Purpose: Microvascular permeability changes and loss of blood-brain barrier integrity are important features of central nervous system (CNS) radiation injury. Expression of vascular endothelial growth factor (VEGF), an important determinant of microvascular permeability, was examined to assess its role in CNS radiation damage. Because hypoxia mediates VEGF up-regulation through hypoxia-inducible factor-1α (HIF1α) induction, we studied the relationships of hypoxia, HIF1α expression, and expression of VEGF in this damage pathway. Experimental Design: Expression of HIF1α, VEGF, and another hypoxia-responsive gene, glucose transporter-1, was assessed in the irradiated rat spinal cord using immunohistochemistry and in situ hybridization.
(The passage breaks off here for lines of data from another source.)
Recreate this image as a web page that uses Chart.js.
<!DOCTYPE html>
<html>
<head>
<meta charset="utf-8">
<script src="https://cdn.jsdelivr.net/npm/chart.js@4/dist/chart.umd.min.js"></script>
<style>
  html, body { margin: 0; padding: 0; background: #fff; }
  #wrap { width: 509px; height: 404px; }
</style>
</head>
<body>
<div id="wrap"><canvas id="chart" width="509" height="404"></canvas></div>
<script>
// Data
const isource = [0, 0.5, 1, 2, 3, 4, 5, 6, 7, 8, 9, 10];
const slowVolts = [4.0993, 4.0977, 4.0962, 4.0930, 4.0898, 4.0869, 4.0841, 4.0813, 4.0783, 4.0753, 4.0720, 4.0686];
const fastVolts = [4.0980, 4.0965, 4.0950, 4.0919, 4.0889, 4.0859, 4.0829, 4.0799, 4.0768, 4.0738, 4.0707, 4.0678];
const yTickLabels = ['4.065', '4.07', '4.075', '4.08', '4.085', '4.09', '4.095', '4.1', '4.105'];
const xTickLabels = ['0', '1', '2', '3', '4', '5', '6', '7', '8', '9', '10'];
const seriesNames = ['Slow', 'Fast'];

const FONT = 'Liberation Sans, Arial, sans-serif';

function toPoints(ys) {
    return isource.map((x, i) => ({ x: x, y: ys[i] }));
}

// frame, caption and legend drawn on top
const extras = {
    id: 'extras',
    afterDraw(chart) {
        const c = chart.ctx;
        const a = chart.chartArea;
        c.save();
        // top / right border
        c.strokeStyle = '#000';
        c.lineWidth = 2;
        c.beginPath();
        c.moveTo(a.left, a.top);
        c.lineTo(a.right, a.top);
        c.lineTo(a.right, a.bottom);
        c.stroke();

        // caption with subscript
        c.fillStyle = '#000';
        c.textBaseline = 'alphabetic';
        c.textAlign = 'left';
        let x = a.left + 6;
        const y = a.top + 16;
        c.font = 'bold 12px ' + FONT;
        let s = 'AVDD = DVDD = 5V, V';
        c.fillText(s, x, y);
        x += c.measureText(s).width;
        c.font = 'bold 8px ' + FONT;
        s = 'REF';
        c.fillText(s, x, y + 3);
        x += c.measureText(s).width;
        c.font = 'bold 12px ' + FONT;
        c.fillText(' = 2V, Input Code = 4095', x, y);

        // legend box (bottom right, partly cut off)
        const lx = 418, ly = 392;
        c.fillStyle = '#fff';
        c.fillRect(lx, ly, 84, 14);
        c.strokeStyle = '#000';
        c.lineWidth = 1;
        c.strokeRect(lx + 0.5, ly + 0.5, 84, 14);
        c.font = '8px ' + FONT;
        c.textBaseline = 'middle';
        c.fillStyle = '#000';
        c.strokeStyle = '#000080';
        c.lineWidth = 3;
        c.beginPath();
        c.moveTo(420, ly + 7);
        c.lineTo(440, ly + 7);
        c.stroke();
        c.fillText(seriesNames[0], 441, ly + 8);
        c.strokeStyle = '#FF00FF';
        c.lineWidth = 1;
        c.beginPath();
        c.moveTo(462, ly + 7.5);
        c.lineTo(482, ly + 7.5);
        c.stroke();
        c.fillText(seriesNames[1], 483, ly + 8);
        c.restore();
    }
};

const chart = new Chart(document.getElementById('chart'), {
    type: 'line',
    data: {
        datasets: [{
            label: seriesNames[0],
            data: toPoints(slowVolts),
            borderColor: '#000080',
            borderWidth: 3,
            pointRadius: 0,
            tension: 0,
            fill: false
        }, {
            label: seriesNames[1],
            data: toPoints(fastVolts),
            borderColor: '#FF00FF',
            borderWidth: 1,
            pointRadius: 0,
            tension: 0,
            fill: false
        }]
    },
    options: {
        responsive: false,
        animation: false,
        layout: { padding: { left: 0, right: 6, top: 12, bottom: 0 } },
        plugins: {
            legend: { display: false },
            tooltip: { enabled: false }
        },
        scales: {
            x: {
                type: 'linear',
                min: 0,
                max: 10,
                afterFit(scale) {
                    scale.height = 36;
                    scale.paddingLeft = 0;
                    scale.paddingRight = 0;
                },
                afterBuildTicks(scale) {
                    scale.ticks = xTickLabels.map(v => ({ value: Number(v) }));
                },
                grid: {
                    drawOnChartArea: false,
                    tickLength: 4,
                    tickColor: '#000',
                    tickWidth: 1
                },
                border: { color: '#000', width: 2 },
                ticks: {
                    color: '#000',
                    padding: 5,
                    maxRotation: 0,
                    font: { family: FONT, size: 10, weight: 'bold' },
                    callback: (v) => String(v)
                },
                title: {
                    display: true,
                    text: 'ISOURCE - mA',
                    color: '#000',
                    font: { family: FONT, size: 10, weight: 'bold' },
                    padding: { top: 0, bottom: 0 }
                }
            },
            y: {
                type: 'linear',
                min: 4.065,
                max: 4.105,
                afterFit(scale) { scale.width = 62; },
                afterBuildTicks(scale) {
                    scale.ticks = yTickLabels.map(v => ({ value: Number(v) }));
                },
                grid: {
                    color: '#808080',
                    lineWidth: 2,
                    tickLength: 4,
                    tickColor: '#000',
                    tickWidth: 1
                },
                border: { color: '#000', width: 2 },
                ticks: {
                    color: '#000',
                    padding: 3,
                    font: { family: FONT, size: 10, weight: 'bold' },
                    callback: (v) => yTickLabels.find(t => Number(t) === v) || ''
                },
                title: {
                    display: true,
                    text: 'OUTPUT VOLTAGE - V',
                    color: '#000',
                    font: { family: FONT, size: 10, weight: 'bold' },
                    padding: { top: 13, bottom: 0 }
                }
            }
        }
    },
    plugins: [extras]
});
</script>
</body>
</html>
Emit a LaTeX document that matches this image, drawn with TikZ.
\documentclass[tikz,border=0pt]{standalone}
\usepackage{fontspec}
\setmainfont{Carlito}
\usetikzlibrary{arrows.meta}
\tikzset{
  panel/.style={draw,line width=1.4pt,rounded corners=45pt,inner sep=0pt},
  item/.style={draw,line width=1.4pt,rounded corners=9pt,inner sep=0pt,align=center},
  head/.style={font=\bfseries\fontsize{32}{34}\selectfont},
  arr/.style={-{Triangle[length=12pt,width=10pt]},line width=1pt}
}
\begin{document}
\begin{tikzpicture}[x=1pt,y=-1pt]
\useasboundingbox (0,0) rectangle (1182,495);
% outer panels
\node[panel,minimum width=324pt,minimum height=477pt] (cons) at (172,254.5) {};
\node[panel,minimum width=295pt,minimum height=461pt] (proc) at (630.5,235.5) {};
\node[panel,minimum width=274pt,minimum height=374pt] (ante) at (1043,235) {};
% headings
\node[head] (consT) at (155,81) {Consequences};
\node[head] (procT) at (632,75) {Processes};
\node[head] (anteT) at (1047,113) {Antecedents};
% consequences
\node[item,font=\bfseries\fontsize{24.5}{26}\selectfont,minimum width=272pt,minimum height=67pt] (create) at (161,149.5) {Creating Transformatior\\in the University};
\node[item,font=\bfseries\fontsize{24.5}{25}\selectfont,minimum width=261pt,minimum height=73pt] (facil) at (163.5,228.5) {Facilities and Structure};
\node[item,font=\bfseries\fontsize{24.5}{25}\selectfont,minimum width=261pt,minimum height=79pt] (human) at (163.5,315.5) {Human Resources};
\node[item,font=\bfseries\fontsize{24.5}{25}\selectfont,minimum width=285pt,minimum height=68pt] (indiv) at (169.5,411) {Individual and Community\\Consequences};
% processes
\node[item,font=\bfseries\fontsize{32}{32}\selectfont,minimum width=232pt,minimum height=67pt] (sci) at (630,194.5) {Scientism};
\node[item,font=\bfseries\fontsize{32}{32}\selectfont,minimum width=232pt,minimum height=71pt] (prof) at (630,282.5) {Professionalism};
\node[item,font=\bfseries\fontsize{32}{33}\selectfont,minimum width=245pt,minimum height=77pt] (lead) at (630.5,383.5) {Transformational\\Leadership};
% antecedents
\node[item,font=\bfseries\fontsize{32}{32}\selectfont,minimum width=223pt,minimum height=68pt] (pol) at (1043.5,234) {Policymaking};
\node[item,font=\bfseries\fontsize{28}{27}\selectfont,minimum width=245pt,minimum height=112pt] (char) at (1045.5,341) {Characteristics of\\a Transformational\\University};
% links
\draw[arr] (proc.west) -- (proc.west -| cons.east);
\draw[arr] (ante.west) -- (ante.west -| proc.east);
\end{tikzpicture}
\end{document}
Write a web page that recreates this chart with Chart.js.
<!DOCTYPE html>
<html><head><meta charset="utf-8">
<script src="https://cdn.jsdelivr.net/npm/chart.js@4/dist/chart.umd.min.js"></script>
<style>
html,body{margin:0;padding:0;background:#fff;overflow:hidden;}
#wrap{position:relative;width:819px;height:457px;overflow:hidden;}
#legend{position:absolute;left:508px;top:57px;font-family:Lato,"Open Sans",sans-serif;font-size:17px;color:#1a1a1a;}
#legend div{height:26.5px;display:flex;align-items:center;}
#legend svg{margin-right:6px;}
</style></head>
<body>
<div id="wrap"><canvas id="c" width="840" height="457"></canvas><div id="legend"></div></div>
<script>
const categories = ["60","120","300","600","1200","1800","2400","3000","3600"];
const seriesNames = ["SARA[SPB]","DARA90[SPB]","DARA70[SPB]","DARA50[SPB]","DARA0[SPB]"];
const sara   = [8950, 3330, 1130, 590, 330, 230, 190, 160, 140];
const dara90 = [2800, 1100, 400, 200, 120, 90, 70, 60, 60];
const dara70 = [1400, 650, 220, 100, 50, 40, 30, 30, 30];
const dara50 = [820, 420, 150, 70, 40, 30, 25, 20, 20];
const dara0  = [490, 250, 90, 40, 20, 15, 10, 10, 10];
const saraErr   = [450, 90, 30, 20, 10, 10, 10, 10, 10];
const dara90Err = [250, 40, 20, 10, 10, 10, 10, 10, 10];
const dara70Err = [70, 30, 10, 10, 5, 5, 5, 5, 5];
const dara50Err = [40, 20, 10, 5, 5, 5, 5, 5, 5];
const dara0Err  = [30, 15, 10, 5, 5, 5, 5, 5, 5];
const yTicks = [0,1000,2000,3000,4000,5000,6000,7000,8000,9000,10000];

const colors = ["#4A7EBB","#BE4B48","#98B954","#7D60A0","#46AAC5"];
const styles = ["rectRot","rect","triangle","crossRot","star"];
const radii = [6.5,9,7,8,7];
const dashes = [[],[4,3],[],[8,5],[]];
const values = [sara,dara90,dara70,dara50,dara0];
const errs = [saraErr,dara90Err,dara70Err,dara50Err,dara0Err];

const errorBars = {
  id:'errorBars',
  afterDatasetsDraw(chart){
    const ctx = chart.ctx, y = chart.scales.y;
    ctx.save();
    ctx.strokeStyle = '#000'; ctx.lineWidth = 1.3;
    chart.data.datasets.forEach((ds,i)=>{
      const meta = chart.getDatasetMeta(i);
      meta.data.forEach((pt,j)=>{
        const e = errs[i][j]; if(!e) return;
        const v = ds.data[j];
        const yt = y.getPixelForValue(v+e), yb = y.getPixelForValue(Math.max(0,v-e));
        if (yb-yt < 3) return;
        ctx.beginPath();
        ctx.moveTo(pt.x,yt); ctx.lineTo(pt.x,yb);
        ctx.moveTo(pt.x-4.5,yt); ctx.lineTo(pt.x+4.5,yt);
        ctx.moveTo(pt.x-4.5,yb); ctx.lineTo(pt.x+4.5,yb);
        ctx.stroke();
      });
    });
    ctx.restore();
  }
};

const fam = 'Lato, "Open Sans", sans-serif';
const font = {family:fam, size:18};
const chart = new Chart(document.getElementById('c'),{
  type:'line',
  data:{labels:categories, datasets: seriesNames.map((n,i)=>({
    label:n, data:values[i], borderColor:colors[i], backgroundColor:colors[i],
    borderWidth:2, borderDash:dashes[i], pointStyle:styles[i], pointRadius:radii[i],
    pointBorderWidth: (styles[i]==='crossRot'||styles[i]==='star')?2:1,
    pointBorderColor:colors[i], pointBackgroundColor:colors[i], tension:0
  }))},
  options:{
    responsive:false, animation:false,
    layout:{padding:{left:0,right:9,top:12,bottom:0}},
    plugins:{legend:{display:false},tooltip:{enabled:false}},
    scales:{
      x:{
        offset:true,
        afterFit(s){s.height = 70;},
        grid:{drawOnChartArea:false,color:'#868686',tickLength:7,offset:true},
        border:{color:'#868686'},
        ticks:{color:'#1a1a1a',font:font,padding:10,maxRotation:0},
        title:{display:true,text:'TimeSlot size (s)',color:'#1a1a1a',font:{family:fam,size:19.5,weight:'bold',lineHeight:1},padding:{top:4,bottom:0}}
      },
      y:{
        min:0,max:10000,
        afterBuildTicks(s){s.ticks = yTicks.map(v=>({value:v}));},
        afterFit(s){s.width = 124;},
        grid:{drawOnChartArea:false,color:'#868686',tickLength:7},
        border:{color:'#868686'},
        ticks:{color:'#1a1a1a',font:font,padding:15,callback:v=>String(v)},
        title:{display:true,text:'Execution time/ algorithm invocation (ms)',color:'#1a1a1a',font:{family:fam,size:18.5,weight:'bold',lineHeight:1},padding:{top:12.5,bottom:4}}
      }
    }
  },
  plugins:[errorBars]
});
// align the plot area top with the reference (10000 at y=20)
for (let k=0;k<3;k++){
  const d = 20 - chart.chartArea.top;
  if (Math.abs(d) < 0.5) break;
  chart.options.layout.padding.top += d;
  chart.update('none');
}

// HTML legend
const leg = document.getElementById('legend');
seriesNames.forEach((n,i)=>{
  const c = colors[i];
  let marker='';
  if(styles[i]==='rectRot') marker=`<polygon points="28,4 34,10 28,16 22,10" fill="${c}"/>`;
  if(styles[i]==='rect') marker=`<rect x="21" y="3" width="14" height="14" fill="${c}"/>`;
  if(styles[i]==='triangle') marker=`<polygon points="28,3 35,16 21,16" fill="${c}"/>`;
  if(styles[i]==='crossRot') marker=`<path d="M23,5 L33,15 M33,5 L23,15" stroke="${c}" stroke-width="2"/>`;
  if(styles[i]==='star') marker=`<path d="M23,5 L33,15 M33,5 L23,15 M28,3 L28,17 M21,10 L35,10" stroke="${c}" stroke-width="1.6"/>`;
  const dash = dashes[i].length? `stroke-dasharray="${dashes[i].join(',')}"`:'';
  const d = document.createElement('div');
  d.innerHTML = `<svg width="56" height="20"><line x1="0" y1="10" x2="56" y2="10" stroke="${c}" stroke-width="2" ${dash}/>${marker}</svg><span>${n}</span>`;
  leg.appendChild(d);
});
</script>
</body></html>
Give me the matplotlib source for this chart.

Hypoxic areas were identified using the nitroimidazole 2-(2-nitro-1H-imidazole-l-yl)-N-(2,2,3,3,3,-pentafluoropropyl) acetamide. To determine the causal importance of VEGF expression in radiation myelopathy, we studied the response of transgenic mice with greater (VEGF-A^hi/+), reduced (VEGF-A^lo/+), and wild-type VEGF activity to thoracolumbar irradiation. Results: In rat spinal cord, the number of cells expressing HIF1α and VEGF increased rapidly from 16 to 20 weeks after radiation, before white matter necrosis and forelimb paralysis. A steep dose response was observed in expression of HIF1α and VEGF. HIF1α and VEGF expressing cells were identified as astrocytes. Hypoxia was present in regions where up-regulation of VEGF and glucose transporter-1 and increased permeability was observed. VEGF-A^lo/+ mice had a longer latency to development of hindlimb weakness and paralysis compared with wild-type or VEGF-A^hi/+ mice. Conclusions: VEGF expression appears to play an important role in CNS radiation injury. This focuses attention on VEGF and other genes induced in response to hypoxia as targets for therapy to reduce or prevent CNS radiation damage.